## Stated goal
Set down each record exactly as written.

Rows from a dataset

##############################

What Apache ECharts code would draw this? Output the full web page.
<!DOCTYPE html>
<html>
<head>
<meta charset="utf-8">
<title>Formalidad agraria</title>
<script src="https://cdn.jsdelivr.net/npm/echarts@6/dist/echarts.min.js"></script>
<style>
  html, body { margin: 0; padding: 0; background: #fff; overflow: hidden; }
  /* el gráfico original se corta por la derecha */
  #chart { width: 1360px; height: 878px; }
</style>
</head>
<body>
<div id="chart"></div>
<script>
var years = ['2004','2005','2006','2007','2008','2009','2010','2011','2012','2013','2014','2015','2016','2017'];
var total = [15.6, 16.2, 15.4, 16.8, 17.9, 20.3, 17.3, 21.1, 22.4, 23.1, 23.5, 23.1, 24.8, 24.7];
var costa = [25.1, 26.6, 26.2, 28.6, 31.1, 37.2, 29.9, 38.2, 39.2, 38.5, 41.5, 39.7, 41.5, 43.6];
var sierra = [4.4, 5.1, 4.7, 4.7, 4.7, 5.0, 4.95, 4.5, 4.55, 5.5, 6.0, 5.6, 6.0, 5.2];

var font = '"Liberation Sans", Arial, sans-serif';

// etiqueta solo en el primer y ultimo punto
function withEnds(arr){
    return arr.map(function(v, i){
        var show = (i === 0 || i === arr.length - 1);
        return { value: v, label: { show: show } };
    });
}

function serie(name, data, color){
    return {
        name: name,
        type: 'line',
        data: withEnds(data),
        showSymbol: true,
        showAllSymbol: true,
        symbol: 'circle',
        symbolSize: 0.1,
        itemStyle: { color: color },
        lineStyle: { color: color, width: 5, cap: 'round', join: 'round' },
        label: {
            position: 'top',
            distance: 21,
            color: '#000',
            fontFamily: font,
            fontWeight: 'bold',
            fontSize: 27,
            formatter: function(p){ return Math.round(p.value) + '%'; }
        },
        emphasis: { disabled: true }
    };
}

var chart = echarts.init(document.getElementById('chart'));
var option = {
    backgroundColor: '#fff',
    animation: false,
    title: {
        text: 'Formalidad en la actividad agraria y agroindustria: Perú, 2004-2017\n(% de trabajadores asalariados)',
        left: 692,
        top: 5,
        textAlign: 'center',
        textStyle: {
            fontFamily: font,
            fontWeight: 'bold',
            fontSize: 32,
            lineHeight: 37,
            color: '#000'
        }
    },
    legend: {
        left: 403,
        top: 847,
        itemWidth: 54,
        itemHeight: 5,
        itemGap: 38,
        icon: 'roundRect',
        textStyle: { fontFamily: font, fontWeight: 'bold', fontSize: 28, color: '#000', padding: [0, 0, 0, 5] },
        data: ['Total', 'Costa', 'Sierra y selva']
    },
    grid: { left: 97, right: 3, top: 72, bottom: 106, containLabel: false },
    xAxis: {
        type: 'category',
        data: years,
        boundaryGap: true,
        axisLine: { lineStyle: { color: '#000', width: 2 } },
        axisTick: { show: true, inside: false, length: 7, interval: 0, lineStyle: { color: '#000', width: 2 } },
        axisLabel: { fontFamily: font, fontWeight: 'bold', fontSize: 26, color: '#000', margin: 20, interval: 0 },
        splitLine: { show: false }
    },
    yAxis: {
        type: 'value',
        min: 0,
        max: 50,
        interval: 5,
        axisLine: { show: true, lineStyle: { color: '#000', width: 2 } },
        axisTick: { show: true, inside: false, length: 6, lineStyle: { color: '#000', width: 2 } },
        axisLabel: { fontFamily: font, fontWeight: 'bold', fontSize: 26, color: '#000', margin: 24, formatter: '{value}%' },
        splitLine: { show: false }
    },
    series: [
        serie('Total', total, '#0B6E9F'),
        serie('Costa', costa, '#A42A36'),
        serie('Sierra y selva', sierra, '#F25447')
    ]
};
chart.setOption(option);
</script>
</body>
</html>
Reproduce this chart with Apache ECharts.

##############################

## Output of the exercise
What Apache ECharts code would draw this? Output the full web page.
<!DOCTYPE html>
<html>
<head>
<meta charset="utf-8">
<title>Formalidad agraria</title>
<script src="https://cdn.jsdelivr.net/npm/echarts@6/dist/echarts.min.js"></script>
<style>
  html, body { margin: 0; padding: 0; background: #fff; overflow: hidden; }
  /* el gráfico original se corta por la derecha */
  #chart { width: 1360px; height: 878px; }
</style>
</head>
<body>
<div id="chart"></div>
<script>
var years = ['2004','2005','2006','2007','2008','2009','2010','2011','2012','2013','2014','2015','2016','2017'];
var total = [15.6, 16.2, 15.4, 16.8, 17.9, 20.3, 17.3, 21.1, 22.4, 23.1, 23.5, 23.1, 24.8, 24.7];
var costa = [25.1, 26.6, 26.2, 28.6, 31.1, 37.2, 29.9, 38.2, 39.2, 38.5, 41.5, 39.7, 41.5, 43.6];
var sierra = [4.4, 5.1, 4.7, 4.7, 4.7, 5.0, 4.95, 4.5, 4.55, 5.5, 6.0, 5.6, 6.0, 5.2];

var font = '"Liberation Sans", Arial, sans-serif';

// etiqueta solo en el primer y ultimo punto
function withEnds(arr){
    return arr.map(function(v, i){
        var show = (i === 0 || i === arr.length - 1);
        return { value: v, label: { show: show } };
    });
}

function serie(name, data, color){
    return {
        name: name,
        type: 'line',
        data: withEnds(data),
        showSymbol: true,
        showAllSymbol: true,
        symbol: 'circle',
        symbolSize: 0.1,
        itemStyle: { color: color },
        lineStyle: { color: color, width: 5, cap: 'round', join: 'round' },
        label: {
            position: 'top',
            distance: 21,
            color: '#000',
            fontFamily: font,
            fontWeight: 'bold',
            fontSize: 27,
            formatter: function(p){ return Math.round(p.value) + '%'; }
        },
        emphasis: { disabled: true }
    };
}

var chart = echarts.init(document.getElementById('chart'));
var option = {
    backgroundColor: '#fff',
    animation: false,
    title: {
        text: 'Formalidad en la actividad agraria y agroindustria: Perú, 2004-2017\n(% de trabajadores asalariados)',
        left: 692,
        top: 5,
        textAlign: 'center',
        textStyle: {
            fontFamily: font,
            fontWeight: 'bold',
            fontSize: 32,
            lineHeight: 37,
            color: '#000'
        }
    },
    legend: {
        left: 403,
        top: 847,
        itemWidth: 54,
        itemHeight: 5,
        itemGap: 38,
        icon: 'roundRect',
        textStyle: { fontFamily: font, fontWeight: 'bold', fontSize: 28, color: '#000', padding: [0, 0, 0, 5] },
        data: ['Total', 'Costa', 'Sierra y selva']
    },
    grid: { left: 97, right: 3, top: 72, bottom: 106, containLabel: false },
    xAxis: {
        type: 'category',
        data: years,
        boundaryGap: true,
        axisLine: { lineStyle: { color: '#000', width: 2 } },
        axisTick: { show: true, inside: false, length: 7, interval: 0, lineStyle: { color: '#000', width: 2 } },
        axisLabel: { fontFamily: font, fontWeight: 'bold', fontSize: 26, color: '#000', margin: 20, interval: 0 },
        splitLine: { show: false }
    },
    yAxis: {
        type: 'value',
        min: 0,
        max: 50,
        interval: 5,
        axisLine: { show: true, lineStyle: { color: '#000', width: 2 } },
        axisTick: { show: true, inside: false, length: 6, lineStyle: { color: '#000', width: 2 } },
        axisLabel: { fontFamily: font, fontWeight: 'bold', fontSize: 26, color: '#000', margin: 24, formatter: '{value}%' },
        splitLine: { show: false }
    },
    series: [
        serie('Total', total, '#0B6E9F'),
        serie('Costa', costa, '#A42A36'),
        serie('Sierra y selva', sierra, '#F25447')
    ]
};
chart.setOption(option);
</script>
</body>
</html>
Reproduce this chart with Apache ECharts.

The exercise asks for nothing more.